Spectrum is a group on campus that is open to students, as well as students at different colleges and community members.  While all of their meetings were online last year, Cameron Boyd, president of the group, said that they have meetings every Thursday on campus from 7 to 9 p.m.

“Our mission is simply to promote safety, security, general wellness for people on campus and those in the community for our LGBTQ members,” Boyd said.

Boyd said that meetings range from doing “Gayme nights” to Kahoot nights to learn more about LGBTQ, women’s, and Black history.  

Boyd said students should not worry about showing up late and to show up whenever they are free.  The group also sends out meeting reminders on Discord and Facebook with the subject of the meeting so people can decide if they want to attend or not.

“We sometimes try to tackle sex education, the AIDS crisis,” Boyd said.  “Some more informative meetings but some of them are more relaxed and discussion-based … We’ve had spa days for finals.”

While the organization was created in 2016, Boyd said that this is the 45th anniversary of LGBTQ clubs on campus.

Boyd said that Spectrum is important to have on campus because it provides a safe space for students to be themselves and relieve stress from the week.

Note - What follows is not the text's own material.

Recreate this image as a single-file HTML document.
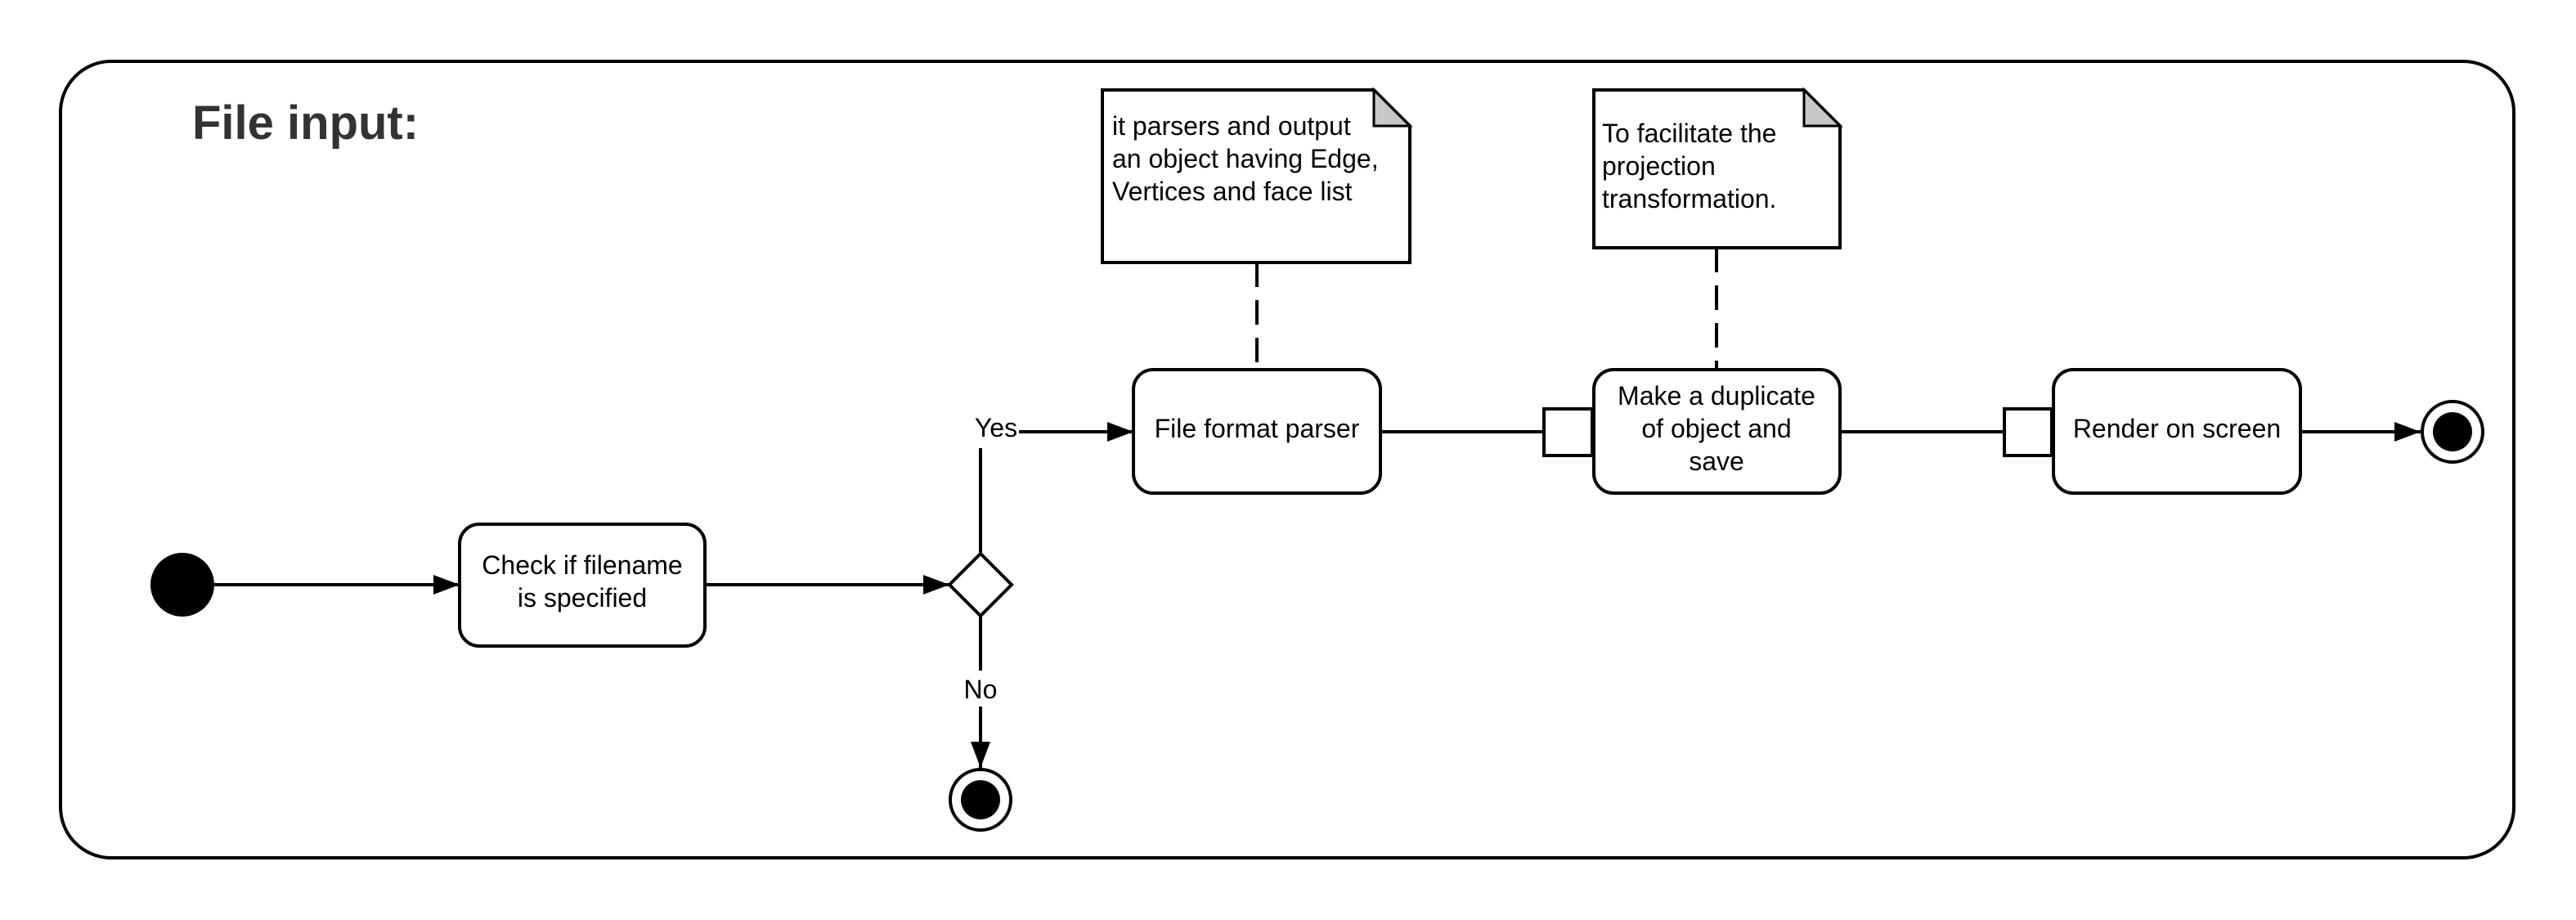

“Some of the members are like ‘this is just what we needed today, I had such a long day, a long week,’” Boyd said. 

 “It’s just like a nice winding down time and it’s a LGBTQ organization so people have that home, or if they are closeted at their house they can at least be open at some places on campus.”

Boyd said they have had anywhere from ten to twenty students showing up to meetings this year, which is more than they had last year.  Along with meetings on Thursdays, Spectrum also takes part in the Student Involvement Fair and helps ODI with events such as their Drag Show.

“We just want this place to be on campus so everyone can come here and learn, and properly develop skills for professional life and how to help your own community,” Boyd said.  “Also make friends of course and just build connections.”